Inside the Fifth Edition of the State of Service Report
New research reveals the top three trends driving the strategic role of customer service.
Service organizations have long played a pivotal role in customer experience. But since 2020, higher customer expectations mean service has become an essential component of many companies' operating strategies. And as companies face stiff economic headwinds, new Salesforce research reveals how companies are using digitization and automation to drive efficiency, productivity, and cost savings.
In the face of economic uncertainty, teams are increasingly focused on metrics that signal efficiency. Case in point: The share of service organizations tracking case deflection — often achieved through self-service tools for customers or automated processes — jumped by 20% since 2020.
For the fifth edition of State of Service, we surveyed more than 8,000 service professionals across the globe to understand companies’ evolving strategies and the role played by technology. To give service professionals the insights they need to plan for the road ahead, we’ve compiled the top three customer service trends driving a strategic role in the customer experience.
The top three customer service trends from Salesforce’s “State of Service” report:
Customer service trend #1: The best service strategies are connected, scalable, and digital-first
Considering that 88% of customers say the experience a company provides is as important as its products, it’s never been more important for companies to deliver efficient service. For customers, that means prompt attention and streamlined communications: 83% of customers expect to interact with someone immediately when they contact a company and another 83% expect to solve complex problems by talking to one person.
In practice, however, companies find it challenging to combine efficiency and engagement. Not only do one-third of service agents admit that they struggle to resolve customer inquiries promptly, another 37% say customers often have to contact them more than once to solve issues. Additionally, even though 85% of customers expect consistent interactions, 60% say it generally feels like they’re communicating with separate departments instead of one company. And perhaps what is most frustrating of all is that 66% of customers say they often have to repeat or re-explain information to different representatives.
Here’s how. Automation and AI form the foundation of digital self-service experiences like chatbots, customer portals, and help centers. When customers can interact with a chatbot to get the answer to a question or use a guided journey to start a return, for example, live agents have the time they need to manage more complicated requests. That’s critically important for the 78% of service agents who report difficulty balancing speed and quality. But even better, our research shows that 59% of customers actually prefer self-service when they have a simple question or issue.
When it comes to more complex problems, voice is still the overwhelming favorite: 81% of service professionals say the phone is a preferred channel for complex issues, up from 76% in 2020. Yet even voice has evolved beyond the desk phone, with 52% of agents using an agent console or computer to take phone calls in lieu of a landline and 53% using digital call transcription to increase productivity.
Customer service trend #2: Field service is increasingly a critical component of customer service strategies
Frontline service workers, for their part, are reaching parity with their colleagues who work in the contact center: 90% of frontline service workers are satisfied with the timeliness, accessibility, and accuracy of the information they have in the field. In addition, 90% say the technology they have in the field gives them the same information as their contact center colleagues. That empowers agility and enables them to provide the same level of support. Yet challenges remain: As 33% of frontline service workforces are contractors, 80% of decision makers say equipping them adequately is a challenge.

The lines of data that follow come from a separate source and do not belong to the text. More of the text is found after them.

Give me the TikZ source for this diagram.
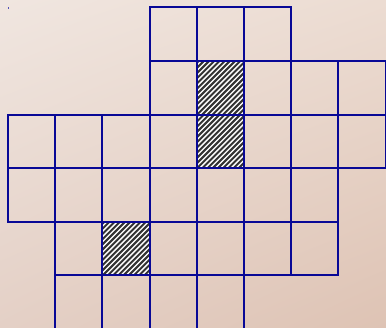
\documentclass[tikz,border=0pt]{standalone}
\usepackage{xcolor}
\usepackage{tikz}
\usetikzlibrary{shadings}

\definecolor{gridblue}{RGB}{8,8,150}
\definecolor{bgtl}{RGB}{240,230,224}
\definecolor{bgtr}{RGB}{236,220,210}
\definecolor{bgbl}{RGB}{228,208,198}
\definecolor{bgbr}{RGB}{222,195,180}

\newcommand{\cw}{47.2}
\newcommand{\ch}{53.6}

\begin{document}
\begin{tikzpicture}[
  x=1pt, y=-1pt,
  cell/.style={draw=gridblue, line width=2pt},
  stripe/.style={draw=black!80, line width=2pt},
  hatchbg/.style={fill=white}
]
\useasboundingbox (0,0) rectangle (386,328);
\shade[upper left=bgtl, upper right=bgtr, lower left=bgbl, lower right=bgbr]
  (0,0) rectangle (386,328);

% hatched cells (col/row)
\foreach \c/\r in {4/1, 4/2, 2/4}{
  \begin{scope}
    \clip ({8+\c*\cw},{7.5+\r*\ch}) rectangle ++(\cw,\ch);
    \fill[hatchbg] ({8+\c*\cw},{7.5+\r*\ch}) rectangle ++(\cw,\ch);
    \foreach \k in {-57,-51.8,...,50}
      \draw[stripe] ({8+\c*\cw+\k},{7.5+(\r+1)*\ch}) -- ++(\ch,-\ch);
  \end{scope}
}

% grid cells, row by row
\foreach \r/\cols in {0/{3,4,5}, 1/{3,4,5,6,7}, 2/{0,1,2,3,4,5,6,7},
                      3/{0,1,2,3,4,5,6}, 4/{1,2,3,4,5,6}, 5/{1,2,3,4}}{
  \foreach \c in \cols
    \draw[cell] ({8+\c*\cw},{7.5+\r*\ch}) rectangle ++(\cw,\ch);
}

\fill[gridblue!70] (7.6,6.6) rectangle ++(1.4,2);
\end{tikzpicture}
\end{document}
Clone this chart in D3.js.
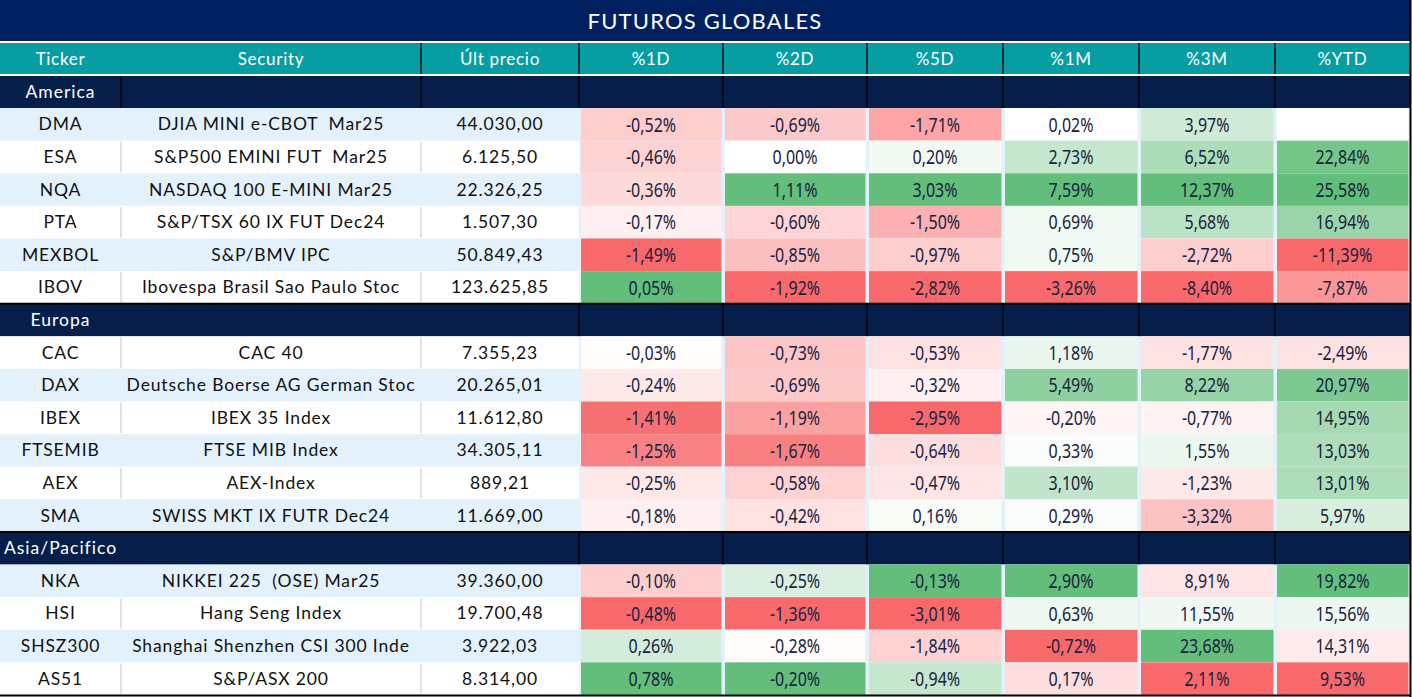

Companies with field service organizations broadly recognize that delivering customer satisfaction requires specialized tools: 88% of field service organizations use field service-specific solutions. Significant differences are evident, though, between high-performing organizations that report excellent customer satisfaction and underperformers with fair or poor customer satisfaction. High performers, for example, are more likely to report benefits like better ability to offer contactless service (54% versus 30%), higher productivity (55% versus 32%), and improved job satisfaction (53% versus 31%).